Less than three weeks after being sent packing by Auburn coaches, sophomore cornerback Jonathan Rose is going from the "Loveliest Village on the Plains" to the Great Plains after signing a new letter of intent Friday to play at Nebraska. He'll sit out this fall under standard NCAA transfer rules, and then join the mix next fall with three years of eligibility remaining.

The Cornhuskers won a brief but crowded competition for Rose's talents over Florida State and a handful of FCS schools, where he would have been eligible to play immediately, in large part thanks to a couple of familiar faces in Lincoln: Defensive backs coach Terry Joseph, who recruited Rose out of high school as an assistant at Tennessee, and sophomore wide receiver Ameer Abdullah, who played at a neighboring high school near Birmingham. Based on those connections and Nebraska's track record of sending defensive backs to the NFL – five members of the 'Husker secondary have been drafted in the last three years – Rose decided to sign without having ever set foot on Nebraska's campus.

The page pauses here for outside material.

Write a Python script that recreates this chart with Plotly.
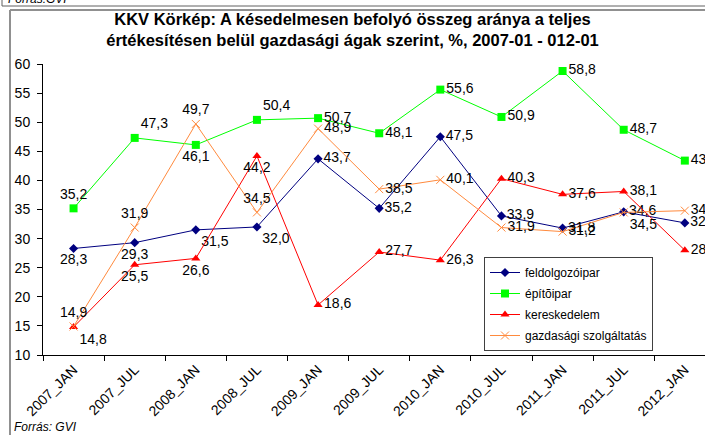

Rose's father, Charles, played cornerback at Auburn, and Jonathan followed suit last year with unanimous four-star ratings from the major recruiting sites, which generally considered him one of the top 10 incoming cornerbacks in the nation. As a freshman, he managed to get on the field in nine games, thereby avoiding a redshirt. But he also fell behind classmates Robenson Therezie and Jermaine Whitehead and remained buried on a crowded depth chart – the Tigers return their entire rotation at cornerback, including regular starters Chris Davis and T'Sharvan Bell and two others who started at least one game last year – despite generally positive reviews in the spring. The catalyst for his dismissal, generically described by Auburn as "personal reasons," remains a mystery.

"It has nothing to do with grades or anything that deals with the police or anything like that," Rose's high school coach, Keith Etheredge, told the Birmingham News after his former player's dismissal. "It's just that he doesn't need to be down there anymore. It has nothing to do with the coaching staff or Auburn or anything like that. ...I said when he left high school here he was the type of kid I want my son to grow up to be. I still feel that way. Nothing has changed. My gosh, if Jonathan Rose can't make it in Division I college football, I don't have a kid that I have ever coached that can make it."

Rose didn't lend any new insight into his departure, but said he felt "a sigh of relief" and "blessed" over the second chance. "Sometimes people can judge young kids unfairly for the mistakes they make," he told reporters. "I wish things could have happened in a different way."